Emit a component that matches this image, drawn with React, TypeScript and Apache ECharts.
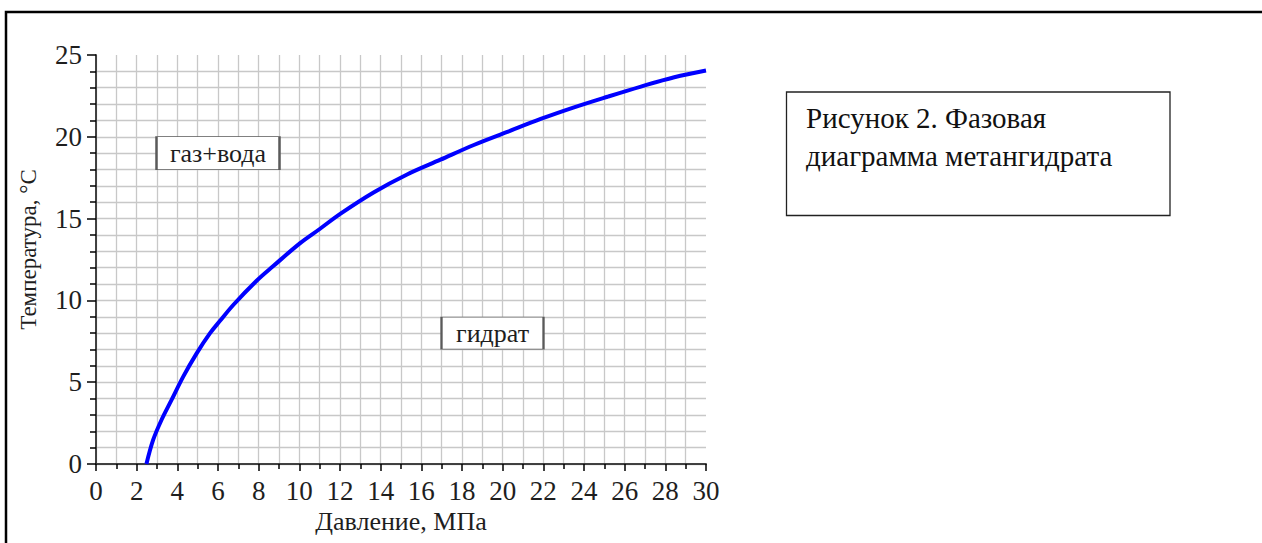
import React, { useEffect, useRef } from "react";
import * as echarts from "echarts";

// Phase equilibrium curve of methane hydrate (pressure, MPa -> temperature, °C)
const pressure = [2.48, 2.81, 3.22, 3.71, 4.29, 4.95, 5.6, 6.1, 6.75, 7.9, 8.72, 10.04, 11.02, 12.01, 13.65, 15.3, 16.94, 18.58, 20.23, 21.87, 23.51, 25.16, 26.8, 28.44, 30];
const temperature = [0, 1.47, 2.69, 3.9, 5.34, 6.76, 7.98, 8.75, 9.72, 11.2, 12.1, 13.5, 14.38, 15.29, 16.6, 17.7, 18.6, 19.5, 20.3, 21.09, 21.8, 22.45, 23.07, 23.64, 24.05];

// Region labels (text and their centre in data coordinates)
const regionNames = ["газ+вода", "гидрат"];
const regionP = [6, 19.5];
const regionT = [19, 8];

const xAxisName = "Давление, МПа";
const yAxisName = "Температура, °C";
const captionLines = ["Рисунок 2. Фазовая", "диаграмма метангидрата"];

const FONT = "'Liberation Serif', 'Times New Roman', serif";
const TEXT = "#1e1e1e";
const GRIDLINE = "#c8c8c8";

export default function App() {
  const ref = useRef<HTMLDivElement>(null);

  useEffect(() => {
    if (!ref.current) return;
    const chart = echarts.init(ref.current, undefined, { renderer: "svg" });

    const curve = pressure.map((p, i) => [p, temperature[i]]);
    const regions = regionNames.map((name, i) => ({
      value: [regionP[i], regionT[i]],
      name,
      symbolSize: i === 0 ? [123, 33] : [102, 32],
    }));

    const option: any = {
      animation: false,
      backgroundColor: "#ffffff",
      grid: { left: 96, right: 556, top: 55, bottom: 79, show: false },
      xAxis: [
        {
          type: "value",
          min: 0,
          max: 30,
          interval: 2,
          name: xAxisName,
          nameLocation: "middle",
          nameGap: 36,
          nameTextStyle: { fontFamily: FONT, fontSize: 26, color: TEXT },
          axisLine: { show: true, onZero: false, lineStyle: { color: "#000", width: 1.5 } },
          axisTick: { show: true, length: 7, lineStyle: { color: "#000", width: 1.5 } },
          minorTick: { show: true, splitNumber: 2, length: 5, lineStyle: { color: "#000", width: 1.5 } },
          axisLabel: { fontFamily: FONT, fontSize: 27, color: TEXT, margin: 13 },
          splitLine: { show: true, showMaxLine: false, lineStyle: { color: GRIDLINE, width: 1.3 } },
          minorSplitLine: { show: true, lineStyle: { color: GRIDLINE, width: 1.3 } },
        },
        {
          type: "value",
          position: "top",
          min: 0,
          max: 30,
          axisLine: { show: true, lineStyle: { color: "#444", width: 1.5 } },
          axisTick: { show: false },
          axisLabel: { show: false },
          splitLine: { show: false },
        },
      ],
      yAxis: [
        {
          type: "value",
          min: 0,
          max: 25,
          interval: 5,
          name: yAxisName,
          nameLocation: "middle",
          nameGap: 56,
          nameTextStyle: { fontFamily: FONT, fontSize: 23, color: TEXT, padding: [0, 0, 0, 20] },
          axisLine: { show: true, onZero: false, lineStyle: { color: "#000", width: 1.5 } },
          axisTick: { show: true, length: 9, lineStyle: { color: "#000", width: 1.5 } },
          minorTick: { show: true, splitNumber: 5, length: 6, lineStyle: { color: "#000", width: 1.5 } },
          axisLabel: { fontFamily: FONT, fontSize: 27, color: TEXT, margin: 14 },
          splitLine: { show: true, showMaxLine: false, lineStyle: { color: GRIDLINE, width: 1.3 } },
          minorSplitLine: { show: true, lineStyle: { color: GRIDLINE, width: 1.3 } },
        },
        {
          type: "value",
          position: "right",
          min: 0,
          max: 25,
          axisLine: { show: true, lineStyle: { color: "#444", width: 1.5 } },
          axisTick: { show: false },
          axisLabel: { show: false },
          splitLine: { show: false },
        },
      ],
      series: [
        {
          type: "line",
          data: curve,
          xAxisIndex: 0,
          yAxisIndex: 0,
          showSymbol: false,
          smooth: 0.35,
          silent: true,
          lineStyle: { color: "#0000ff", width: 4 },
          z: 5,
        },
        {
          type: "scatter",
          data: regions,
          xAxisIndex: 0,
          yAxisIndex: 0,
          symbol: "rect",
          silent: true,
          itemStyle: { color: "#ffffff", borderColor: "#5a5a5a", borderWidth: 1.3, opacity: 1 },
          label: {
            show: true,
            position: "inside",
            formatter: (p: any) => p.name,
            fontFamily: FONT,
            fontSize: 26,
            color: TEXT,
          },
          z: 6,
        },
      ],
      graphic: [
        {
          type: "rect",
          silent: true,
          shape: { x: 6, y: 12, width: 1400, height: 700 },
          style: { fill: "none", stroke: "#000", lineWidth: 2.5 },
          z: 100,
        },
        {
          type: "rect",
          silent: true,
          shape: { x: 786.5, y: 92, width: 383.5, height: 123.5 },
          style: { fill: "#fff", stroke: "#222", lineWidth: 1.3 },
          z: 100,
        },
        {
          type: "text",
          silent: true,
          x: 806,
          y: 103,
          style: {
            text: captionLines[0],
            fontFamily: FONT,
            fontSize: 29,
            fill: "#111",
          },
          z: 101,
        },
        {
          type: "text",
          silent: true,
          x: 806,
          y: 141.5,
          style: {
            text: captionLines[1],
            fontFamily: FONT,
            fontSize: 29,
            fill: "#111",
          },
          z: 101,
        },
      ],
    };

    chart.setOption(option);
    return () => chart.dispose();
  }, []);

  return (
    <div
      ref={ref}
      style={{ position: "absolute", left: 0, top: 0, width: 1262, height: 543, background: "#fff" }}
    />
  );
}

_Work required_
Copy every line of the data word for word, omitting the images.

_Answer to the task_
Emit a component that matches this image, drawn with React, TypeScript and Apache ECharts.
import React, { useEffect, useRef } from "react";
import * as echarts from "echarts";

// Phase equilibrium curve of methane hydrate (pressure, MPa -> temperature, °C)
const pressure = [2.48, 2.81, 3.22, 3.71, 4.29, 4.95, 5.6, 6.1, 6.75, 7.9, 8.72, 10.04, 11.02, 12.01, 13.65, 15.3, 16.94, 18.58, 20.23, 21.87, 23.51, 25.16, 26.8, 28.44, 30];
const temperature = [0, 1.47, 2.69, 3.9, 5.34, 6.76, 7.98, 8.75, 9.72, 11.2, 12.1, 13.5, 14.38, 15.29, 16.6, 17.7, 18.6, 19.5, 20.3, 21.09, 21.8, 22.45, 23.07, 23.64, 24.05];

// Region labels (text and their centre in data coordinates)
const regionNames = ["газ+вода", "гидрат"];
const regionP = [6, 19.5];
const regionT = [19, 8];

const xAxisName = "Давление, МПа";
const yAxisName = "Температура, °C";
const captionLines = ["Рисунок 2. Фазовая", "диаграмма метангидрата"];

const FONT = "'Liberation Serif', 'Times New Roman', serif";
const TEXT = "#1e1e1e";
const GRIDLINE = "#c8c8c8";

export default function App() {
  const ref = useRef<HTMLDivElement>(null);

  useEffect(() => {
    if (!ref.current) return;
    const chart = echarts.init(ref.current, undefined, { renderer: "svg" });

    const curve = pressure.map((p, i) => [p, temperature[i]]);
    const regions = regionNames.map((name, i) => ({
      value: [regionP[i], regionT[i]],
      name,
      symbolSize: i === 0 ? [123, 33] : [102, 32],
    }));

    const option: any = {
      animation: false,
      backgroundColor: "#ffffff",
      grid: { left: 96, right: 556, top: 55, bottom: 79, show: false },
      xAxis: [
        {
          type: "value",
          min: 0,
          max: 30,
          interval: 2,
          name: xAxisName,
          nameLocation: "middle",
          nameGap: 36,
          nameTextStyle: { fontFamily: FONT, fontSize: 26, color: TEXT },
          axisLine: { show: true, onZero: false, lineStyle: { color: "#000", width: 1.5 } },
          axisTick: { show: true, length: 7, lineStyle: { color: "#000", width: 1.5 } },
          minorTick: { show: true, splitNumber: 2, length: 5, lineStyle: { color: "#000", width: 1.5 } },
          axisLabel: { fontFamily: FONT, fontSize: 27, color: TEXT, margin: 13 },
          splitLine: { show: true, showMaxLine: false, lineStyle: { color: GRIDLINE, width: 1.3 } },
          minorSplitLine: { show: true, lineStyle: { color: GRIDLINE, width: 1.3 } },
        },
        {
          type: "value",
          position: "top",
          min: 0,
          max: 30,
          axisLine: { show: true, lineStyle: { color: "#444", width: 1.5 } },
          axisTick: { show: false },
          axisLabel: { show: false },
          splitLine: { show: false },
        },
      ],
      yAxis: [
        {
          type: "value",
          min: 0,
          max: 25,
          interval: 5,
          name: yAxisName,
          nameLocation: "middle",
          nameGap: 56,
          nameTextStyle: { fontFamily: FONT, fontSize: 23, color: TEXT, padding: [0, 0, 0, 20] },
          axisLine: { show: true, onZero: false, lineStyle: { color: "#000", width: 1.5 } },
          axisTick: { show: true, length: 9, lineStyle: { color: "#000", width: 1.5 } },
          minorTick: { show: true, splitNumber: 5, length: 6, lineStyle: { color: "#000", width: 1.5 } },
          axisLabel: { fontFamily: FONT, fontSize: 27, color: TEXT, margin: 14 },
          splitLine: { show: true, showMaxLine: false, lineStyle: { color: GRIDLINE, width: 1.3 } },
          minorSplitLine: { show: true, lineStyle: { color: GRIDLINE, width: 1.3 } },
        },
        {
          type: "value",
          position: "right",
          min: 0,
          max: 25,
          axisLine: { show: true, lineStyle: { color: "#444", width: 1.5 } },
          axisTick: { show: false },
          axisLabel: { show: false },
          splitLine: { show: false },
        },
      ],
      series: [
        {
          type: "line",
          data: curve,
          xAxisIndex: 0,
          yAxisIndex: 0,
          showSymbol: false,
          smooth: 0.35,
          silent: true,
          lineStyle: { color: "#0000ff", width: 4 },
          z: 5,
        },
        {
          type: "scatter",
          data: regions,
          xAxisIndex: 0,
          yAxisIndex: 0,
          symbol: "rect",
          silent: true,
          itemStyle: { color: "#ffffff", borderColor: "#5a5a5a", borderWidth: 1.3, opacity: 1 },
          label: {
            show: true,
            position: "inside",
            formatter: (p: any) => p.name,
            fontFamily: FONT,
            fontSize: 26,
            color: TEXT,
          },
          z: 6,
        },
      ],
      graphic: [
        {
          type: "rect",
          silent: true,
          shape: { x: 6, y: 12, width: 1400, height: 700 },
          style: { fill: "none", stroke: "#000", lineWidth: 2.5 },
          z: 100,
        },
        {
          type: "rect",
          silent: true,
          shape: { x: 786.5, y: 92, width: 383.5, height: 123.5 },
          style: { fill: "#fff", stroke: "#222", lineWidth: 1.3 },
          z: 100,
        },
        {
          type: "text",
          silent: true,
          x: 806,
          y: 103,
          style: {
            text: captionLines[0],
            fontFamily: FONT,
            fontSize: 29,
            fill: "#111",
          },
          z: 101,
        },
        {
          type: "text",
          silent: true,
          x: 806,
          y: 141.5,
          style: {
            text: captionLines[1],
            fontFamily: FONT,
            fontSize: 29,
            fill: "#111",
          },
          z: 101,
        },
      ],
    };

    chart.setOption(option);
    return () => chart.dispose();
  }, []);

  return (
    <div
      ref={ref}
      style={{ position: "absolute", left: 0, top: 0, width: 1262, height: 543, background: "#fff" }}
    />
  );
}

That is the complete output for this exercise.